The womb, like the pomegranate on the cover, slices open. In ‘Fertile,’ the poem states ‘I am the womb behind the wolf’s ribcage’. Womb or stomach?

Hunger threads through the pamphlet, often paired with sexual pleasure. Both are acts of consumption. ‘My Mother said if you have eggs / in the fridge, you have a meal. / She had five children’ (‘A Meal for One’). Eggs are children broken, scrambled, devoured.

Motherhood and inheritance are problematic. Instead of the offspring of the wolf growing to its own power in ‘Fertile’, the cub is drowned: ‘on the river floor, a cub, limp / beneath stones in a plastic shopping bag’. The ‘cub’ is a discarded child. The child is a possession.

In ‘Mute Marriage’ the speaker vows, ‘I couldn’t bear / to lose his life’. Not the son losing his own life. She losing his, losing it. In ‘Cat Mirror’, too, the image of the mother troubles, and thus there’s a troubled inheritance, a confusion of life-sized mirrors, no real self.

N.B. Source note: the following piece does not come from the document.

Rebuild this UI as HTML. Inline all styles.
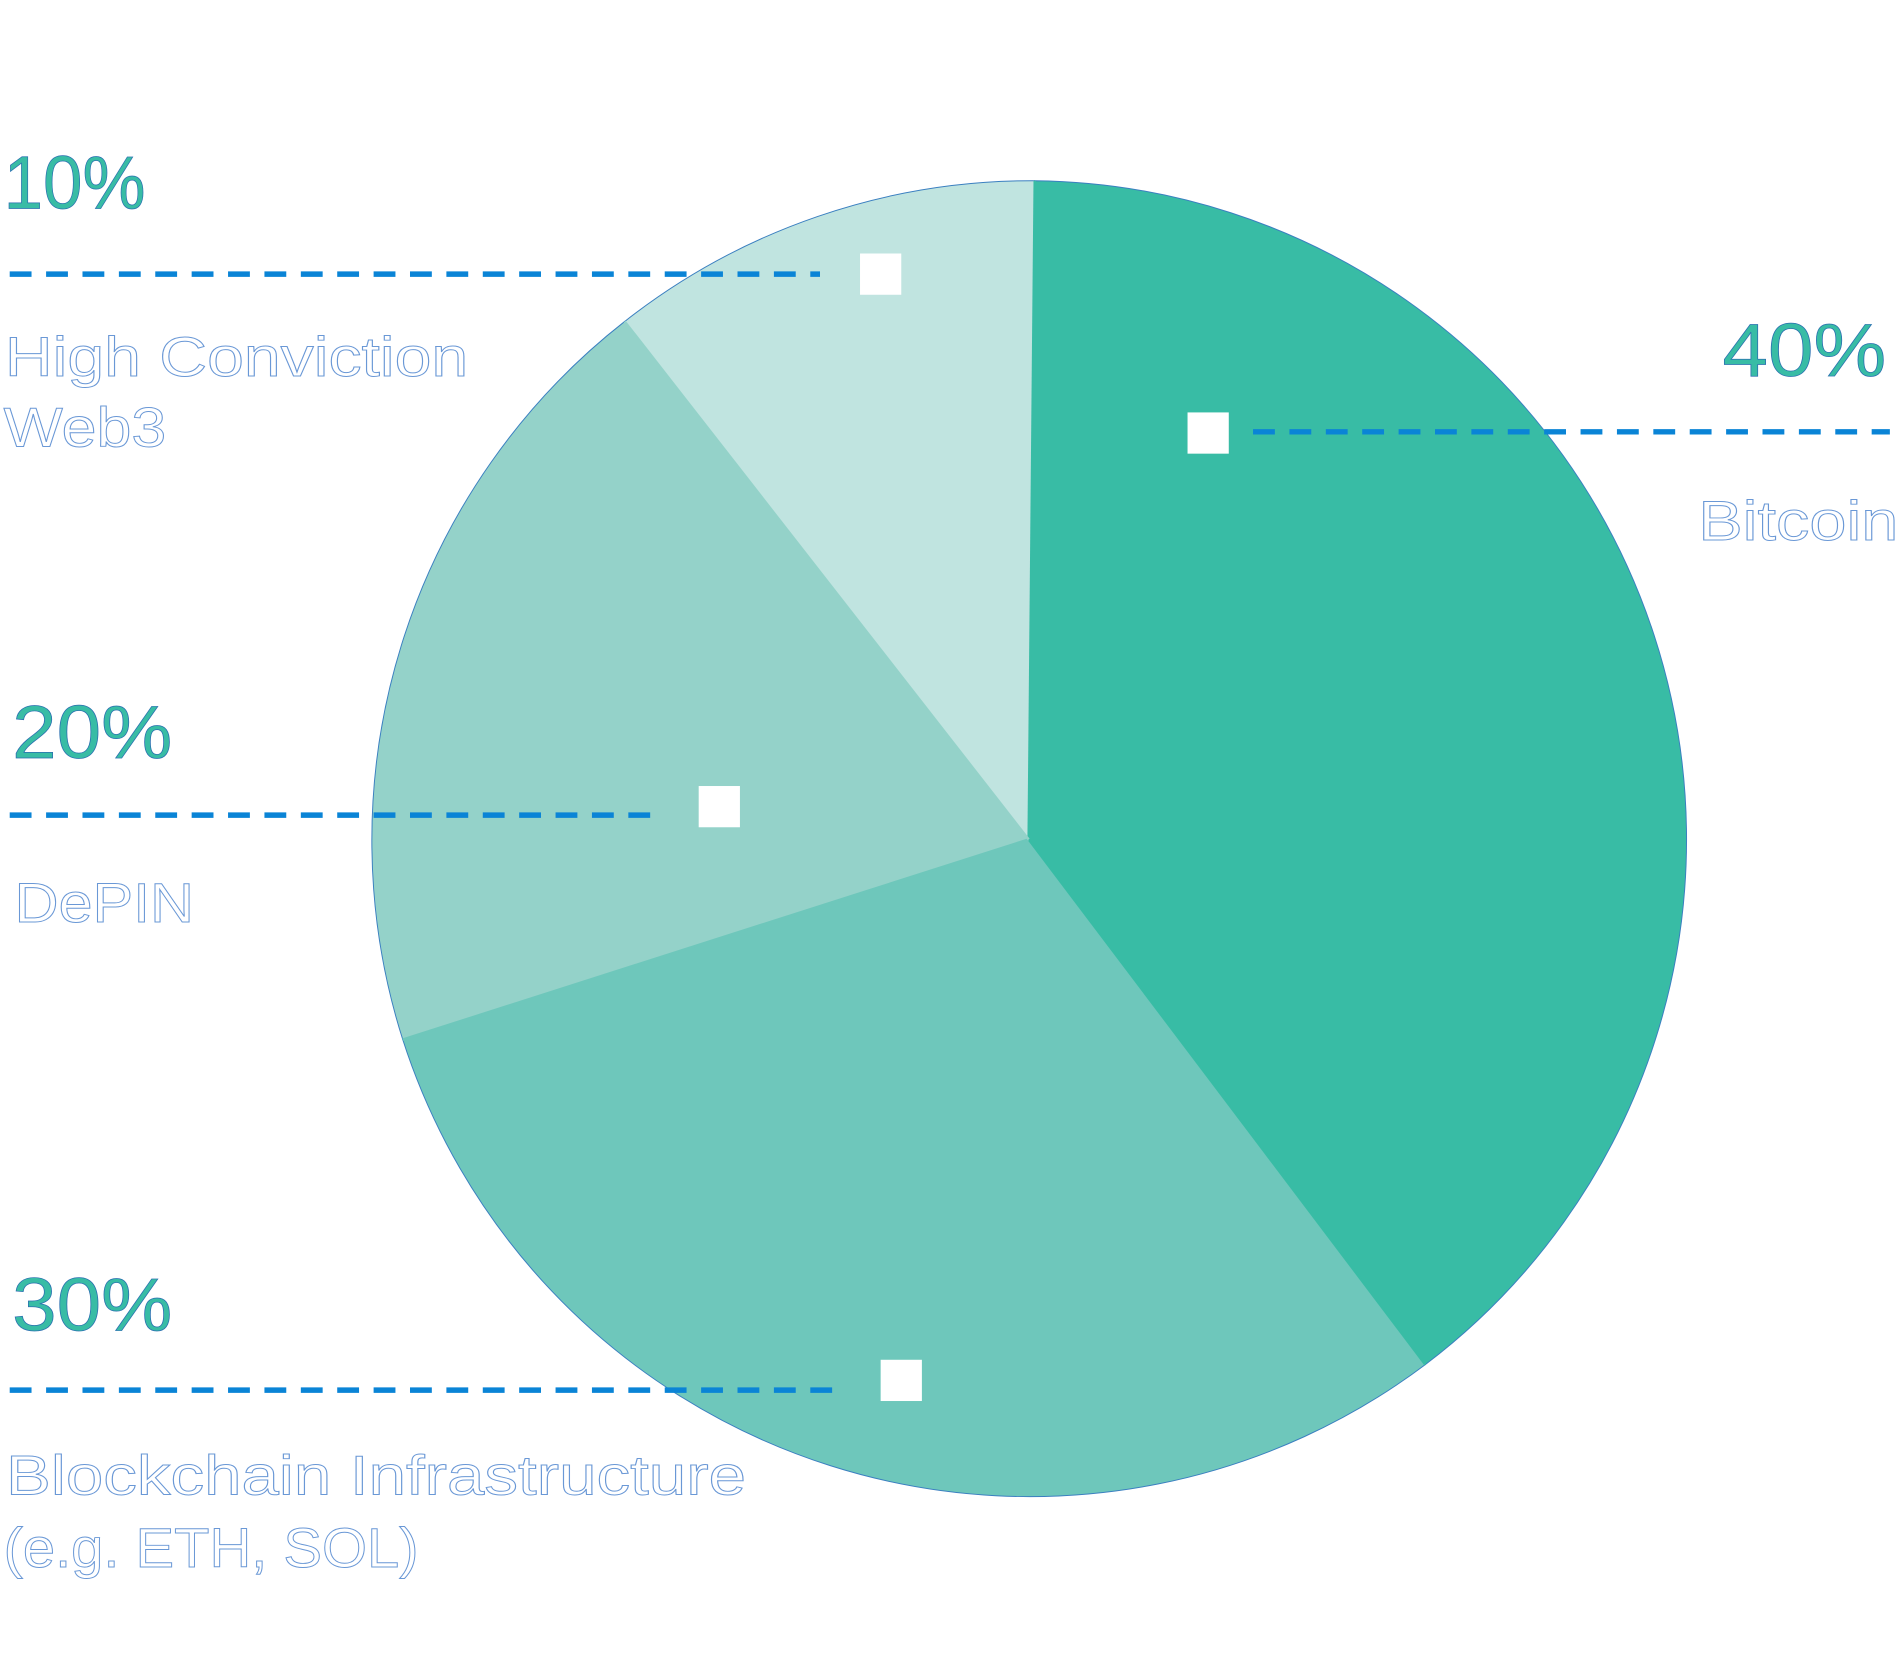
<!DOCTYPE html>
<html>
<head>
<meta charset="utf-8">
<style>
html,body{margin:0;padding:0;background:#fff;}
svg{display:block;}
.pct{font-family:"Liberation Sans",sans-serif;font-size:62px;fill:#38bca5;stroke:#2a6fb0;stroke-width:0.6px;}
.lbl{font-family:"Liberation Sans",sans-serif;font-size:46px;fill:#fff;stroke:#6a98d6;stroke-width:0.8px;}
</style>
</head>
<body>
<svg width="1902" height="1680" viewBox="0 0 1568 1385" preserveAspectRatio="none" xmlns="http://www.w3.org/2000/svg">
  <rect width="1568" height="1385" fill="#fff"/>
  <g stroke="#3a7fc0" stroke-width="0.8">
    <path d="M848,692 L853,149 A543,543 0 0 1 1175,1125 Z" fill="#38bca5"/>
    <path d="M848,692 L1175,1125 A543,543 0 0 1 332,857 Z" fill="#6ec7bb"/>
    <path d="M848,692 L332,857 A543,543 0 0 1 515,265 Z" fill="#94d2c9"/>
    <path d="M848,692 L515,265 A543,543 0 0 1 853,149 Z" fill="#c0e4e0"/>
  </g>
  <g fill="none" stroke-width="2">
    <line x1="848" y1="692" x2="853" y2="149" stroke="#38bca5"/>
    <line x1="848" y1="692" x2="1175" y2="1125" stroke="#38bca5"/>
    <line x1="848" y1="692" x2="332" y2="857" stroke="#6ec7bb"/>
    <line x1="848" y1="692" x2="515" y2="265" stroke="#94d2c9"/>
  </g>
  <g stroke="#0a84d6" stroke-width="4.5" stroke-dasharray="18 12" fill="none">
    <line x1="8" y1="226" x2="676" y2="226"/>
    <line x1="1033" y1="356" x2="1558" y2="356"/>
    <line x1="8" y1="672" x2="542" y2="672"/>
    <line x1="8" y1="1146" x2="698" y2="1146"/>
  </g>
  <g fill="#fff">
    <rect x="709" y="209" width="34" height="34"/>
    <rect x="979" y="340" width="34" height="34"/>
    <rect x="576" y="648" width="34" height="34"/>
    <rect x="726" y="1121" width="34" height="34"/>
  </g>
  <text class="pct" x="3" y="172" textLength="117" lengthAdjust="spacingAndGlyphs">10%</text>
  <text class="pct" x="1420" y="310" textLength="135" lengthAdjust="spacingAndGlyphs">40%</text>
  <text class="pct" x="10" y="625" textLength="132" lengthAdjust="spacingAndGlyphs">20%</text>
  <text class="pct" x="10" y="1097" textLength="132" lengthAdjust="spacingAndGlyphs">30%</text>

  <text class="lbl" x="4" y="310" textLength="382" lengthAdjust="spacingAndGlyphs">High Conviction</text>
  <text class="lbl" x="3" y="368" textLength="134" lengthAdjust="spacingAndGlyphs">Web3</text>
  <text class="lbl" x="1400" y="445" textLength="165" lengthAdjust="spacingAndGlyphs">Bitcoin</text>
  <text class="lbl" x="12" y="760" textLength="148" lengthAdjust="spacingAndGlyphs">DePIN</text>
  <text class="lbl" x="5" y="1232" textLength="610" lengthAdjust="spacingAndGlyphs">Blockchain Infrastructure</text>
  <text class="lbl" x="3" y="1292" textLength="342" lengthAdjust="spacingAndGlyphs">(e.g. ETH, SOL)</text>
</svg>
</body>
</html>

In the adjoining poem, ‘Waking in November,’ this inheritance is named: ‘an inheritance of empty vodka bottles / and your favourite faux-fur coat.’ Look back to the mother and child in ‘Cat Mirror’ — the kids ‘crawled about, watching our bodies / be other animals; all rickety bone, matted hair’ and again McKenna evokes the wolf-womb from ‘Fertile’.

This is not a comfortable read. It requires dedication and courage; an acceptance of uneasy resolution at best. But it repays the effort.